Скоро он покинет ее, непременно покинет, но, по крайней мере, он сумел убедить ее, что она прекрасна и желанна.
Себя Алану в этом не надо было убеждать. После целой ночи любви он опять хотел ее!
Она слегка пошевелилась, и вода вокруг ее груди заколыхалась, слегка приоткрывая розовато-коричневые соски. Он медленно вытащил руки из воды и покрыл ее грудь мыльной пеной. В тот же миг, когда его пальцы коснулись ее, глаза Дженни открылись, а соски заострились.
Не в силах удержаться, Алан склонился над ней и поймал языком струйку воды, стекающую в ложбинку между грудями.
Она так громко застонала, что он поднял голову и взглянул на нее.
– Хорошо, – проговорил он, – но, думаю, пока достаточно.
– Хотела бы я сказать то же самое. – Она смутилась своей смелости и нырнула в ванну по самый подбородок.
Сейчас Дженни выглядела такой маленькой и беззащитной, что снова напомнила ему ребенка.
– Когда ты потеряла мать? – спросил он.
Она на мгновение заколебалась, потом глубоко вздохнула и согнула ногу так, что коленка показалась над водой.
– Мама умерла от рака груди, когда мне было двенадцать лет.
Алан наблюдал за ней, ища в ее лице следы прежней замкнутости, но их не было.
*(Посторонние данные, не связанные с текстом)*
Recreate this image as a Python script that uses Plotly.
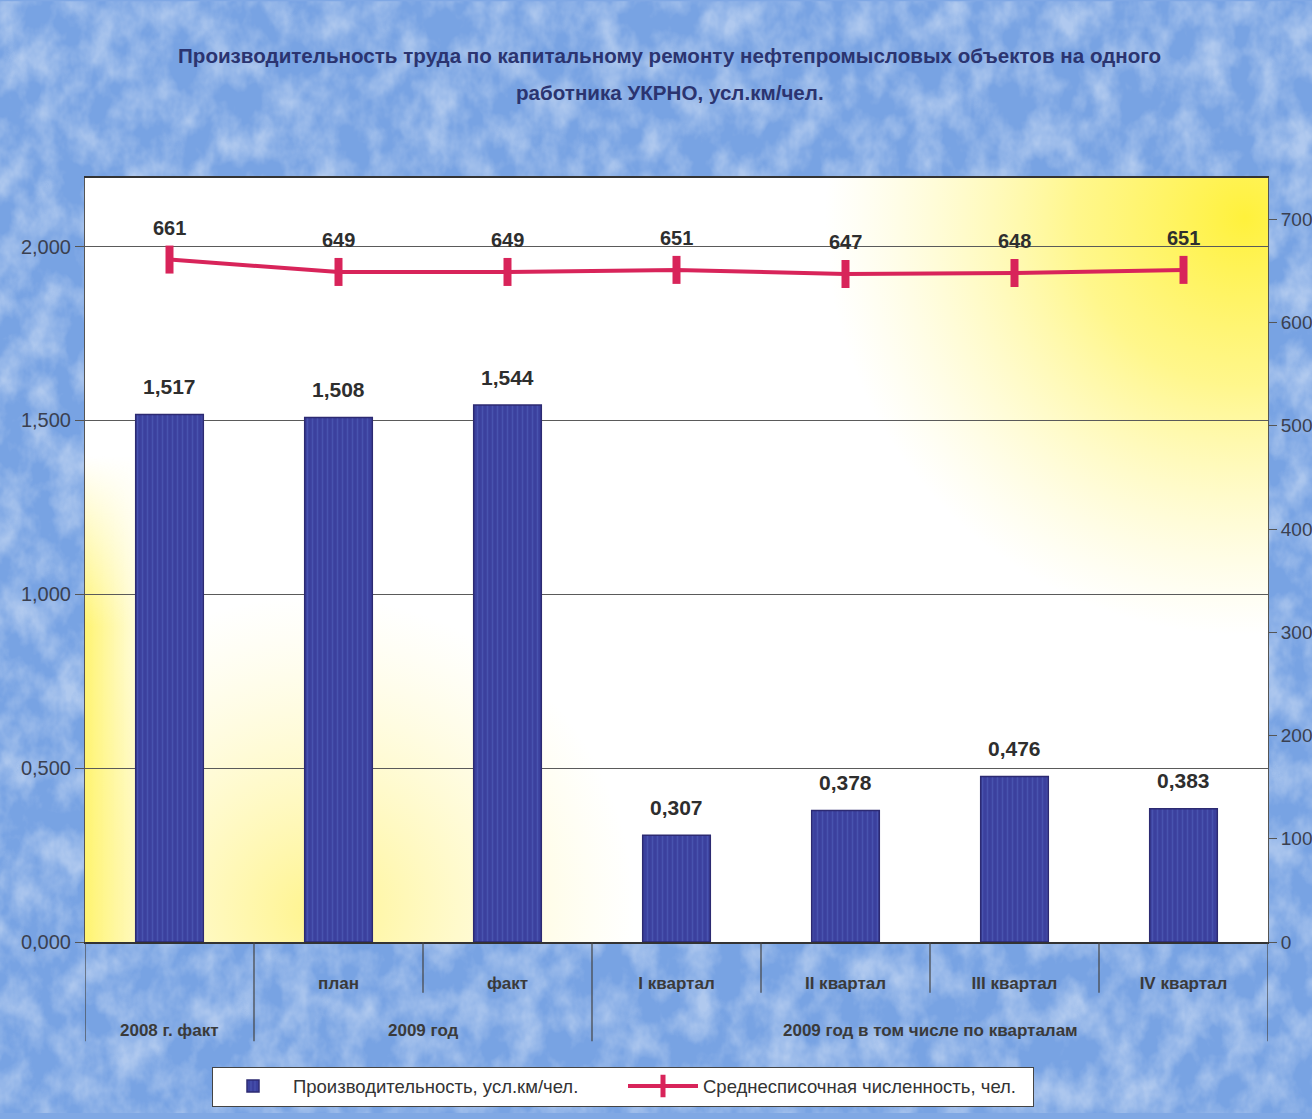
import plotly.graph_objects as go
from urllib.parse import quote

outer = ["2008 г. факт", "2009 год", "2009 год",
         "2009 год в том числе по кварталам", "2009 год в том числе по кварталам",
         "2009 год в том числе по кварталам", "2009 год в том числе по кварталам"]
inner = ["", "план", "факт", "I квартал", "II квартал", "III квартал", "IV квартал"]
productivity = [1.517, 1.508, 1.544, 0.307, 0.378, 0.476, 0.383]
headcount = [661, 649, 649, 651, 647, 648, 651]

title_line1 = "Производительность труда по капитальному ремонту нефтепромысловых объектов на одного"
title_line2 = "работника УКРНО, усл.км/чел."

FONT = "Liberation Sans, Arial, sans-serif"
LABEL_COLOR = "#2e2e2e"
AXIS_TEXT = "#3a3a3a"

W, H, L, R, T, B = 1312, 1119, 85, 44, 178, 172
pw, ph = W - L - R, H - T - B

# category keys: the inner label, or the outer one where no inner label exists
cats = [i if i else o for o, i in zip(outer, inner)]
labelled = [c for c, i in zip(cats, inner) if i]

fig = go.Figure()
fig.add_trace(go.Bar(
    x=cats, y=productivity,
    name="Производительность, усл.км/чел.",
    marker=dict(color="#3b409e", line=dict(color="#2c2a72", width=1.5),
                pattern=dict(shape="|", fgcolor="#5565bf", bgcolor="#3b409e", size=5, solidity=0.3)),
))
fig.add_trace(go.Scatter(
    x=cats, y=headcount, yaxis="y2",
    name="Среднесписочная численность, чел.",
    mode="lines+markers",
    line=dict(color="#d8245a", width=4),
    marker=dict(symbol="line-ns", size=20, color="#d8245a", line=dict(color="#d8245a", width=8)),
))

# value labels, placed above each mark from the data arrays
for i, v in enumerate(productivity):
    fig.add_annotation(x=i, y=v, xref="x", yref="y", text=f"{v:.3f}".replace(".", ","),
                       showarrow=False, yanchor="middle", yshift=28,
                       font=dict(family=FONT, size=21, color=LABEL_COLOR, weight="bold"))
for i, v in enumerate(headcount):
    fig.add_annotation(x=i, y=v, xref="x", yref="y2", text=str(v),
                       showarrow=False, yanchor="middle", yshift=32,
                       font=dict(family=FONT, size=20, color=LABEL_COLOR, weight="bold"))

# two-level category axis: boundary lines and outer group labels
n = len(cats)
for b in range(n + 1):
    group_edge = b == 0 or b == n or outer[b] != outer[b - 1]
    depth = 100 if group_edge else 51
    fig.add_shape(type="line", xref="x", yref="paper", x0=b - 0.5, x1=b - 0.5,
                  y0=0, y1=-depth / ph, line=dict(color="#444444", width=1.2))
start = 0
for b in range(1, n + 1):
    if b == n or outer[b] != outer[start]:
        fig.add_annotation(x=(start + b - 1) / 2, xref="x", yref="paper", y=-89 / ph,
                           text=outer[start], showarrow=False, yanchor="middle",
                           font=dict(family=FONT, size=17, color=AXIS_TEXT, weight="bold"))
        start = b

paper_svg = (
    "<svg xmlns='http://www.w3.org/2000/svg' width='1312' height='1119'>"
    "<filter id='n' x='0' y='0' width='100%' height='100%'>"
    "<feTurbulence type='fractalNoise' baseFrequency='0.035 0.025' numOctaves='4' seed='11'/>"
    "<feColorMatrix type='matrix' values='0 0 0 0 1  0 0 0 0 1  0 0 0 0 1  2.0 0 0 0 -0.7'/></filter>"
    "<rect width='100%' height='100%' fill='#78a3e3'/>"
    "<rect width='100%' height='100%' filter='url(#n)' opacity='0.42'/>"
    "</svg>"
)
plot_svg = (
    "<svg xmlns='http://www.w3.org/2000/svg' width='1183' height='769'>"
    "<defs>"
    "<radialGradient id='a' gradientUnits='userSpaceOnUse' cx='1160' cy='40' r='420'>"
    "<stop offset='0' stop-color='#fff13c'/><stop offset='0.4' stop-color='#fff465' stop-opacity='0.75'/>"
    "<stop offset='1' stop-color='#fff7a0' stop-opacity='0'/></radialGradient>"
    "<radialGradient id='b' gradientUnits='userSpaceOnUse' cx='230' cy='740' r='320'>"
    "<stop offset='0' stop-color='#fff27a' stop-opacity='0.85'/>"
    "<stop offset='1' stop-color='#fff7b0' stop-opacity='0'/></radialGradient>"
    "<linearGradient id='c' x1='0' x2='1' y1='0' y2='0'>"
    "<stop offset='0' stop-color='#fff25a' stop-opacity='0.85'/>"
    "<stop offset='1' stop-color='#fff25a' stop-opacity='0'/></linearGradient>"
    "<linearGradient id='d' x1='0' x2='0' y1='0' y2='1'>"
    "<stop offset='0' stop-color='black'/><stop offset='0.35' stop-color='white'/></linearGradient>"
    "<mask id='m'><rect x='0' y='280' width='70' height='489' fill='url(#d)'/></mask>"
    "</defs>"
    "<rect width='100%' height='100%' fill='white'/>"
    "<rect width='100%' height='100%' fill='url(#a)'/>"
    "<rect width='100%' height='100%' fill='url(#b)'/>"
    "<rect x='0' y='280' width='70' height='489' fill='url(#c)' mask='url(#m)'/>"
    "</svg>"
)

fig.add_layout_image(dict(
    source="data:image/svg+xml;charset=utf-8," + quote(paper_svg),
    xref="paper", yref="paper", x=-L / pw, y=1 + T / ph, sizex=W / pw, sizey=H / ph,
    xanchor="left", yanchor="top", sizing="stretch", layer="below",
))
fig.add_layout_image(dict(
    source="data:image/svg+xml;charset=utf-8," + quote(plot_svg),
    xref="paper", yref="paper", x=0, y=1, sizex=1, sizey=1,
    xanchor="left", yanchor="top", sizing="stretch", layer="below",
))

fig.add_annotation(text=title_line1, xref="paper", yref="paper", x=0.4945, y=(H - 55 - B) / ph,
                   showarrow=False, xanchor="center", yanchor="middle",
                   font=dict(family=FONT, size=20.6, color="#2b3470", weight="bold"))
fig.add_annotation(text=title_line2, xref="paper", yref="paper", x=0.4945, y=(H - 92 - B) / ph,
                   showarrow=False, xanchor="center", yanchor="middle",
                   font=dict(family=FONT, size=20.6, color="#2b3470", weight="bold"))

fig.update_layout(
    width=W, height=H,
    margin=dict(l=L, r=R, t=T, b=B),
    paper_bgcolor="#80a8e4",
    plot_bgcolor="rgba(0,0,0,0)",
    bargap=0.6,
    showlegend=True,
    xaxis=dict(
        type="category", automargin=False, range=[-0.5, n - 0.5],
        categoryorder="array", categoryarray=cats,
        tickmode="array", tickvals=labelled, ticktext=labelled,
        showline=True, linecolor="#333333", linewidth=1.5,
        ticks="", ticklabelstandoff=25,
        tickfont=dict(family=FONT, size=17, color=AXIS_TEXT, weight="bold"),
        mirror=True, showgrid=False,
    ),
    yaxis=dict(
        range=[0, 2.197], tickvals=[0, 0.5, 1.0, 1.5, 2.0],
        ticktext=["0,000", "0,500", "1,000", "1,500", "2,000"],
        automargin=False,
        showgrid=True, gridcolor="#5a5a5a", gridwidth=1,
        showline=True, linecolor="#555555", linewidth=1,
        ticks="outside", ticklen=9, tickcolor="#555555",
        tickfont=dict(family=FONT, size=20, color="#3a4050"),
        zeroline=False,
    ),
    yaxis2=dict(
        range=[0, 740], tickvals=[0, 100, 200, 300, 400, 500, 600, 700],
        overlaying="y", side="right", showgrid=False, automargin=False,
        showline=True, linecolor="#555555", linewidth=1,
        ticks="outside", ticklen=8, tickcolor="#555555",
        tickfont=dict(family=FONT, size=19, color="#3a4050"),
        zeroline=False,
    ),
    legend=dict(
        orientation="h", x=(212 - L) / pw, xanchor="left", y=-0.163, yanchor="top",
        bgcolor="white", bordercolor="#444444", borderwidth=1,
        font=dict(family=FONT, size=18.5, color="#333333"),
        traceorder="normal", itemwidth=70, entrywidth=325,
    ),
)

fig.write_html("out.html", config={"displayModeBar": False},
               post_script="document.body.style.margin='0px';document.body.style.overflow='hidden';")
– Мама была значительно моложе отца, – продолжила она. – Ей было двадцать шесть, а ему сорок один, когда они поженились. До этого у него просто не хватало времени на поиски жены. Он был женат на «Кедрах». Пансион поглощал все его время и внимание. Но однажды летом сюда приехала мама. Она была художницей из Нью-Йорка и влюбилась в это озеро по фотографиям и статьям в журналах. Она хотела написать несколько картин, но когда приехала… – Дженни чуть заметно улыбнулась, и он закончил за нее:
– …То влюбилась в твоего отца.
Она кивнула.
– Она собиралась провести здесь недели две-три, но осталась навсегда. Очень скоро они поженились, а через год родилась я.
Они немного помолчали, погруженные каждый в свои мысли.
– Потом мама заболела. Если бы она обратилась к врачам пораньше, ее еще можно было бы спасти, но она не придала большого значения маленькому уплотнению, образовавшемуся в груди, и папе ничего не говорила, а когда сказала, он немедленно отвез ее в больницу, но было уже поздно. Ничего нельзя было сделать. Через три месяца она умерла. – Дженни сделала глубокий вдох. – Я помню, как отец плакал и говорил мне, что мама больше никогда не придет, но я все никак не могла поверить. «Девочка моя, – сказал он мне тогда, – боюсь, я не смогу жить без нее».
Алан тяжело вздохнул.
– Он очень сильно любил ее.
– Да, – проговорила она, чертя рукой круги на воде. – Очень. Мамина смерть была тяжелым ударом для него. После этого он так и не оправился.
– А потом он ушел от тебя. – Алан прикрыл глаза и довольно долго так сидел. Да, Джейк очень любил свою жену и не мог жить без нее, но он не имел права оставлять пятнадцатилетнюю дочь одну справляться со всеми трудностями. Неудивительно, что она такая колючая и бескомпромиссная. Она рано узнала, что значит рассчитывать только на себя.
Бедная маленькая девочка, думал он, помогая ей вылезти из ванны. Он бережно завернул ее в одеяло, отнес ближе к огню и сел на стул, держа Дженни на руках. Прижавшись губами к ее волосам, он крепко обнимал ее и баюкал, как ребенка.
Озеро Гурон красиво в любое время года. Оно всегда услаждает глаз своим величием и красотой.
После завтрака Алан помог Дженни одеться, и они вместе вышли из хижины. Природа возвещала о скором приходе осени. Солнце позолотило верхушки деревьев и разлило по поверхности озера жидкое серебро. Аромат сосен и кедров и запах опавшей листвы наполняли бодрящий холодный воздух.
С озера дул легкий бриз. Он играл с осенней листвой, кружа ее в воздухе, а потом бросал оземь желтые монетки-листья, которые усеивали скалистую тропу, по которой они шли.